I think this surprising difference has something to do with bart-base and its treatment of BOS and EOS tokens.

But: I also found that length of summary is highly dependent on the conda environment. (I didn't plan to run these experiments, but my original conda environment was somehow corrupted and I didn't realise that there was a conda_environment.yaml file in the wandb directory. Still: evolution often arises through error.)

So now I have three conda environments: two with transformers 1.34.1 and one with transformers 1.35.2. (There are other differences and I am happy to share.) In the transformers 1.35.2 environment (which I had created it without any of the constraints in your requirements.txt file) is that all summaries became short. If I constrained (using min_new_tokens) to be greater than 130, then it would converge to the minimum (with or without unlimiformer and with or without KGs).

For the two transformers 1.34.1 environments, one has pytorch 2.1 and the other has pytorch 1.12. What I found is that if I started training with pytorch 2.1, and then after about 18k steps I switch to the pytorch 1.12 environment, you get a jump in performance. BERTScore/F1 jumps from 60 to 65 and ROUGE/geometric_mean jumps from 21 to 30!
https://wandb.ai/unlimiformer-kg/unlimiformer-07-dec-src/reports/unlimiformer_kg_comb--Vmlldzo2MjM4MDUy?accessToken=fi7384z9jrz212aed0lt6b4jpwp1d677tghit15xkds9sb32ecdmff3p3u0dfnt0

In any case, as a result, I have very nearly matched your results with this bizarre training process. The only thing that remains is to run the new model on the test set and submit to Scrolls.

@urialon and @abertsch72 and team: your insights would be very welcome!

Patrick OCallaghan · Answer 5 · Tue Dec 12 2023 15:35:13 GMT+0800 (China Standard Time)

PS. micromamba for resolving conda environments: it just rocks.

Patrick OCallaghan · Answer 6 · Tue Dec 12 2023 17:36:42 GMT+0800 (China Standard Time)

I think I now understand: I think it is the add_special_tokens parameter. If this is set to False, then the training process slows right down in some environments, but not others.
In my initial envrironment, it made little difference: both KG and KG+LD run slowly and result in large summaries (regardless of this parameter's value).
In the new environment, the value of add_special_tokens seems to matter alot. When this is False, training slows right down and there is a strong improvement across the board for KG+LD combined. I now am running the corresponding experiments for LD only and KG only ... (starting from the same LD+KG checkpoint to make it a fair horse race and to see if the long summaries continue to be generated).

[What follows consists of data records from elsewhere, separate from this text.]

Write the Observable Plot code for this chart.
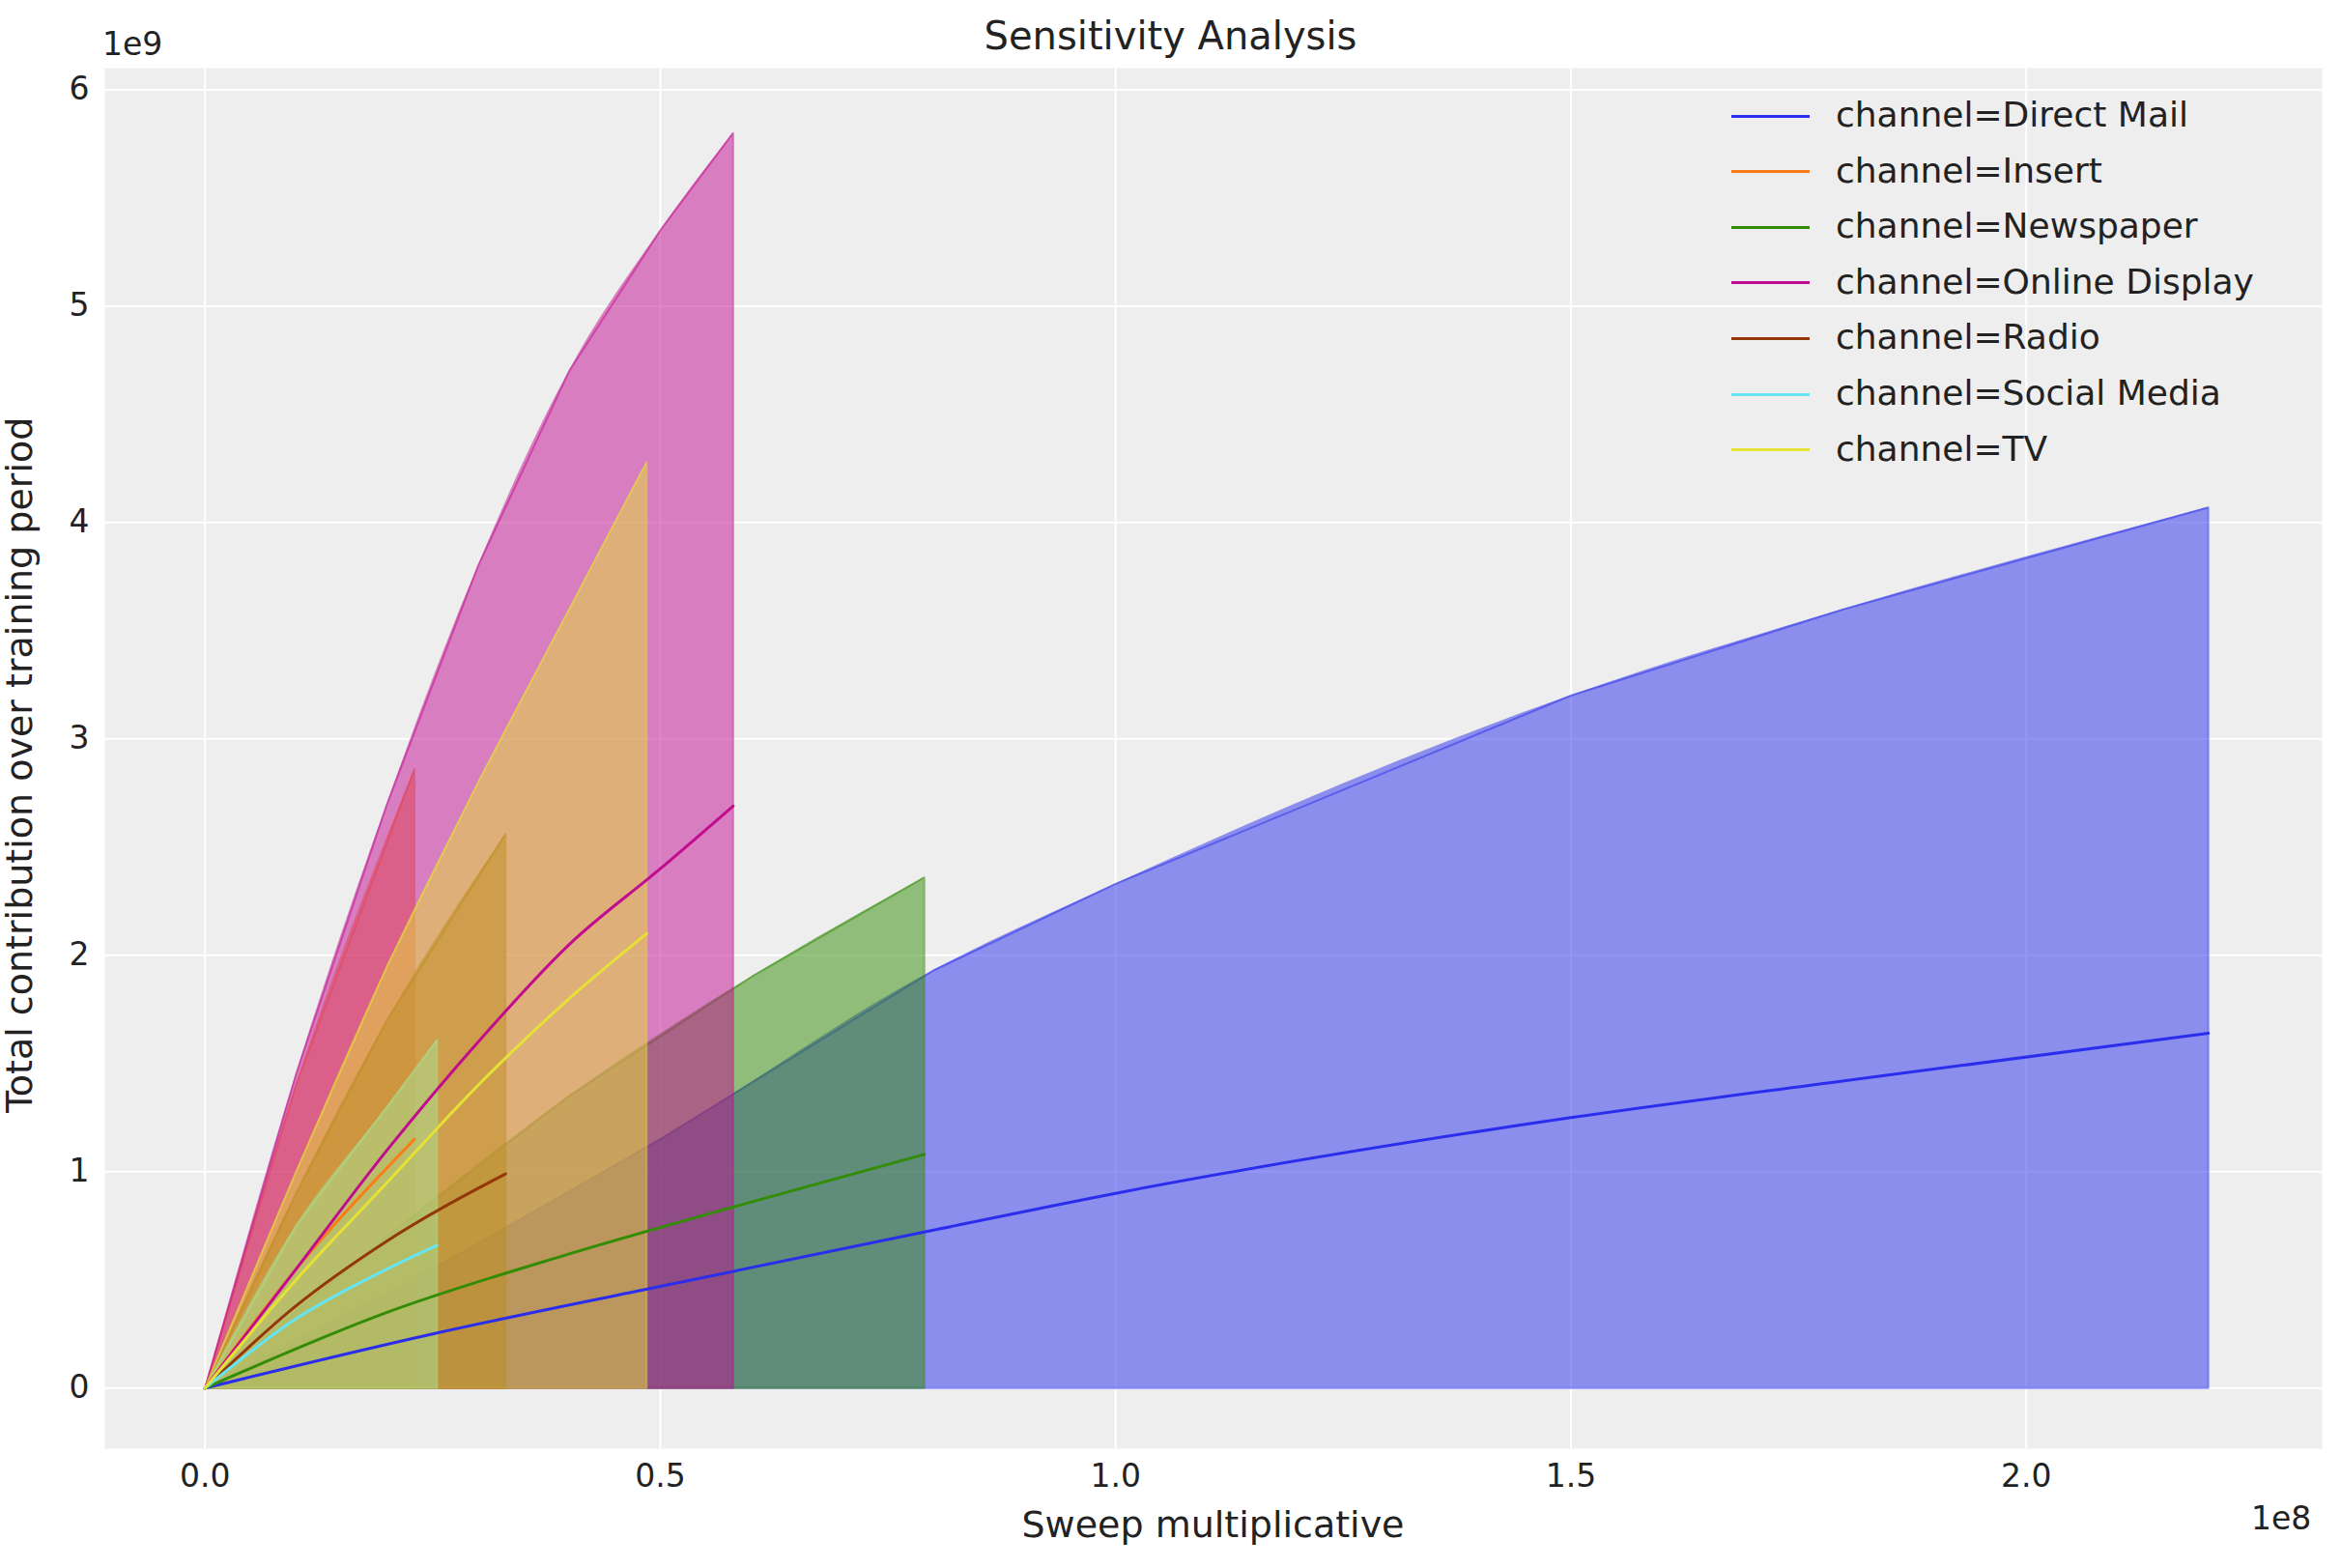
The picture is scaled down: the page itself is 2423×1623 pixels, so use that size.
<!DOCTYPE html>
<html><head><meta charset="utf-8">
<script src="https://cdn.jsdelivr.net/npm/d3@7"></script>
<script src="https://cdn.jsdelivr.net/npm/@observablehq/plot@0.6"></script>
<style>
body{margin:0;background:#fff;font-family:"DejaVu Sans",sans-serif;}
#wrap{position:relative;width:2423px;height:1623px;}
.t{position:absolute;color:#222;white-space:nowrap;}
</style></head><body>
<div id="wrap"></div>
<script>
// x in units of 1e8, y in units of 1e9
const channels = ["Direct Mail","Insert","Newspaper","Online Display","Radio","Social Media","TV"];
const colors = ["#2a2eec","#fa7c17","#328c06","#c10c90","#933708","#65e5f3","#e6e135"];
const xs = {
  "Direct Mail":[0,0.25,0.5,0.8,1.0,1.5,1.8,2.2],
  "Insert":[0,0.1,0.23],
  "Newspaper":[0,0.2,0.4,0.6,0.79],
  "Online Display":[0,0.1,0.2,0.3,0.4,0.5,0.58],
  "Radio":[0,0.1,0.2,0.33],
  "Social Media":[0,0.1,0.2,0.255],
  "TV":[0,0.1,0.2,0.3,0.4,0.485]
};
const upper = {
  "Direct Mail":[0,0.55,1.15,1.93,2.33,3.2,3.6,4.07],
  "Insert":[0,1.4,2.86],
  "Newspaper":[0,0.7,1.35,1.9,2.36],
  "Online Display":[0,1.45,2.7,3.8,4.7,5.35,5.8],
  "Radio":[0,0.9,1.7,2.56],
  "Social Media":[0,0.75,1.3,1.61],
  "TV":[0,1.0,1.95,2.8,3.6,4.28]
};
const mean = {
  "Direct Mail":[0,0.25,0.47,0.73,0.9,1.25,1.42,1.64],
  "Insert":[0,0.55,1.15],
  "Newspaper":[0,0.35,0.62,0.86,1.08],
  "Online Display":[0,0.55,1.1,1.6,2.05,2.4,2.69],
  "Radio":[0,0.38,0.68,0.99],
  "Social Media":[0,0.32,0.55,0.66],
  "TV":[0,0.5,0.95,1.4,1.8,2.1]
};
const xTicks=[0,0.5,1.0,1.5,2.0], yTicks=[0,1,2,3,4,5,6];

const marks=[Plot.frame({fill:"#eeeeee"}),
  Plot.gridX(xTicks,{stroke:"white",strokeOpacity:1,strokeWidth:2}),
  Plot.gridY(yTicks,{stroke:"white",strokeOpacity:1,strokeWidth:2})];
channels.forEach((c,i)=>{
  const d=xs[c].map((x,j)=>({x,u:upper[c][j],m:mean[c][j]}));
  marks.push(Plot.areaY(d,{x:"x",y1:0,y2:"u",fill:colors[i],fillOpacity:0.5,curve:"monotone-x"}));
  marks.push(Plot.line([...d,{x:d[d.length-1].x,u:0},{x:0,u:0}],{x:"x",y:"u",stroke:colors[i],strokeOpacity:0.5,strokeWidth:2,curve:"linear"}));
});
channels.forEach((c,i)=>{
  const d=xs[c].map((x,j)=>({x,m:mean[c][j]}));
  marks.push(Plot.line(d,{x:"x",y:"m",stroke:colors[i],strokeWidth:3,curve:"monotone-x"}));
});
const chart=Plot.plot({width:2423,height:1623,marginTop:70,marginBottom:124,marginLeft:108,marginRight:20,
  style:{fontSize:"33px",fontFamily:"DejaVu Sans",color:"#222",background:"white"},
  x:{domain:[-0.11,2.325],ticks:xTicks,tickFormat:d3.format(".1f"),tickSize:0,tickPadding:16,label:null},
  y:{domain:[-0.28,6.1],ticks:yTicks,tickFormat:d3.format("d"),tickSize:0,tickPadding:16,label:null},
  marks});
const wrap=document.getElementById("wrap");
wrap.appendChild(chart);
function txt(s,style){const e=document.createElement("div");e.className="t";e.textContent=s;Object.assign(e.style,style);wrap.appendChild(e);return e;}
txt("Sensitivity Analysis",{left:"0",width:"2423px",textAlign:"center",top:"14px",fontSize:"40px"});
txt("Sweep multiplicative",{left:"0",width:"2423px",paddingLeft:"88px",boxSizing:"border-box",textAlign:"center",top:"1556px",fontSize:"38px"});
txt("Total contribution over training period",{left:"-330px",width:"700px",textAlign:"center",top:"780px",fontSize:"38px",transform:"rotate(-90deg)",transformOrigin:"center"});
txt("1e9",{left:"106px",top:"26px",fontSize:"33px"});
txt("1e8",{left:"2330px",top:"1552px",fontSize:"33px"});
channels.forEach((c,i)=>{
  const y=120+i*57.6;
  const l=document.createElement("div");
  Object.assign(l.style,{position:"absolute",left:"1792px",top:(y-1.5)+"px",width:"81px",height:"3px",background:colors[i]});
  wrap.appendChild(l);
  txt("channel="+c,{left:"1900px",top:(y-22)+"px",fontSize:"36px"});
});
</script></body></html>
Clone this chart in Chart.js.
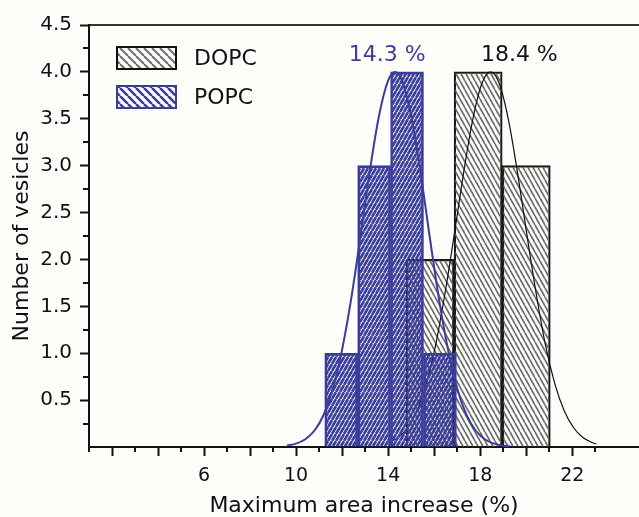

Amanda Bertsch · Answer 7 · Tue Jan 30 2024 02:20:30 GMT+0800 (China Standard Time)

Hey @patrickocal -- apologies for the lack of response earlier on this, but this is a really interesting thread. Your knowledge graph setting is cool-- how are you generating these knowledge graphs?

That jump in performance from swapping pytorch is really wild-- I wonder if this is a general issue (did you see this with bart-base as well)?